Placement has the meaning given in Section 8.1.
Placement Participants has the meaning given in Section 8.1.
Placement Shares has the meaning given in Section 8.1.
Plan has the meaning given in Section 9.1.
Plan Securities has the meaning given in Section 11.1.
Proposed Shares has the meaning given in Section 12.1.
Proxy Form means the proxy form attached to the Notice.
Remuneration Report means the remuneration report of the Company contained in the Directors’ Report.
Resolution means resolution contained in the Notice.
Schedule means a schedule to this Notice.
Section means a section contained in this Explanatory Memorandum.
Share means a fully paid ordinary share in the capital of the Company.
Shareholder means a shareholder of the Company.
Trading Day means a day determined by ASX to be a trading day in accordance with the Listing Rules.
Tranche 1 Placement Shares has the meaning given in Section 8.1.
Tranche 2 Placement Shares has the meaning given in Section 8.1.
Two Strikes Rule has the meaning given in Section 4.
VWAP means volume weight average price.
In this Notice and the Explanatory Memorandum words importing the singular include the plural and vice versa.
SCHEDULE 2 –Terms of Incentive Options
(a) Entitlement
Each Option entitles the holder to subscribe for one (1) Share upon exercise of the Option.
(b) Exercise Price
Subject to paragraph (i), the amount payable upon exercise of each Option is $0.01 ( Exercise Price ).
(c) Expiry Date
Each Option will expire at 5:00 pm (AWST) on the date that is three (3) years from the date of issue ( Expiry Date ).

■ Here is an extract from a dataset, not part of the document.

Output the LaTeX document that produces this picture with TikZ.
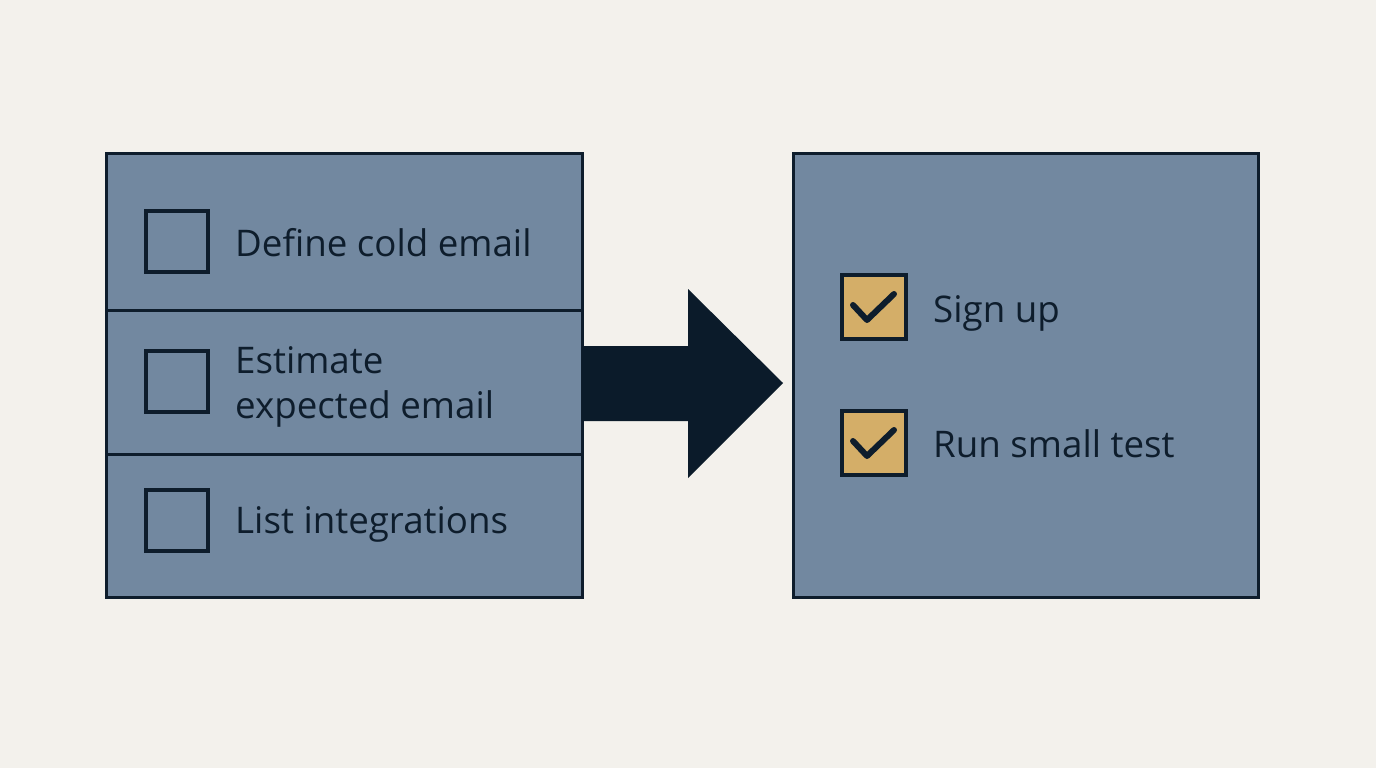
\documentclass[tikz,border=0pt]{standalone}
\usepackage{fontspec}
\setmainfont{Open Sans}
\definecolor{bg}{HTML}{F3F1EC}
\definecolor{panel}{HTML}{7288A0}
\definecolor{ink}{HTML}{0E1D2C}
\definecolor{arrowc}{HTML}{0B1B2A}
\definecolor{gold}{HTML}{D4AE68}
\tikzset{
  panelbox/.style={fill=panel, draw=ink, line width=3pt},
  divider/.style={draw=ink, line width=3pt},
  emptybox/.style={draw=ink, line width=3.2pt},
  donebox/.style={fill=gold, draw=ink, line width=3.2pt},
  tick/.style={draw=ink, line width=6pt, line cap=round, line join=round},
  label/.style={anchor=base west, inner sep=0pt, text=ink, font=\fontsize{36.7}{46}\selectfont, align=left},
}
\begin{document}
\begin{tikzpicture}[x=1pt,y=-1pt]
\fill[bg] (0,0) rectangle (1376,768);
\useasboundingbox (0,0) rectangle (1376,768);
% left panel
\path[panelbox] (106,153) rectangle (582,597);
\draw[divider] (106,310) -- (582,310);
\draw[divider] (106,454) -- (582,454);
\draw[emptybox] (146,211) rectangle (208,272);
\draw[emptybox] (146,351) rectangle (208,412);
\draw[emptybox] (146,490) rectangle (208,551);
\node[label] (t1) at (235,256) {Define cold email};
\node[label] (t2) at (235,373) {Estimate};
\node[label] (t2b) at (235,418) {expected email};
\node[label] (t3) at (235,533) {List integrations};
% arrow
\fill[arrowc] (582,346) -- (688,346) -- (688,289) -- (783,383) -- (688,478) -- (688,421) -- (582,421) -- cycle;
% right panel
\path[panelbox] (793,153) rectangle (1258,597);
\draw[donebox] (842,275) rectangle (906,339);
\draw[tick] (853,305) -- (867,320) -- (894,294);
\draw[donebox] (842,411) rectangle (906,475);
\draw[tick] (853,441) -- (867,456) -- (894,430);
\node[label] (s1) at (933,322) {Sign up};
\node[label] (s2) at (933,457) {Run small test};
\end{tikzpicture}
\end{document}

An Option not exercised before the Expiry Date will automatically lapse on the Expiry Date.
(d) Exercise Period
The Options are exercisable at any time on or prior to the Expiry Date ( Exercise Period
(e) Notice of Exercise
The Options may be exercised during the Exercise Period by notice in writing to the Company in the manner specified on the Option certificate ( Notice of Exercise ) and payment of the Exercise Price for each Option being exercised in Australian currency by electronic funds transfer or other means of payment acceptable to the Company.
(f)
Exercise Date
A Notice of Exercise is only effective on and from the later of the date of receipt of the Notice of Exercise and the date of receipt of the payment of the Exercise Price for each Option being exercised in cleared funds ( Exercise Date ).
(g)
Timing of issue of Shares on exercise
Following the Exercise Date and within the time period specified by the ASX Listing Rules, the Company will:
-
(i) issue the number of Shares required under these terms and conditions in respect of the number of Options specified in the Notice of Exercise and for which cleared funds have been received by the Company;
-
(ii) if required, give ASX a notice that complies with 708A(5)(e) of the Corporations Act, or, if the Company is unable to issue such a notice, lodge with ASIC a prospectus prepared in accordance with the Corporations Act and do all such things necessary to satisfy section 708A(11) of the Corporations Act to ensure that an offer for sale of the Shares does not require disclosure to investors; and
-
(iii) if admitted to the official list of ASX at the time, apply for official quotation on ASX of Shares issued pursuant to the exercise of the Options.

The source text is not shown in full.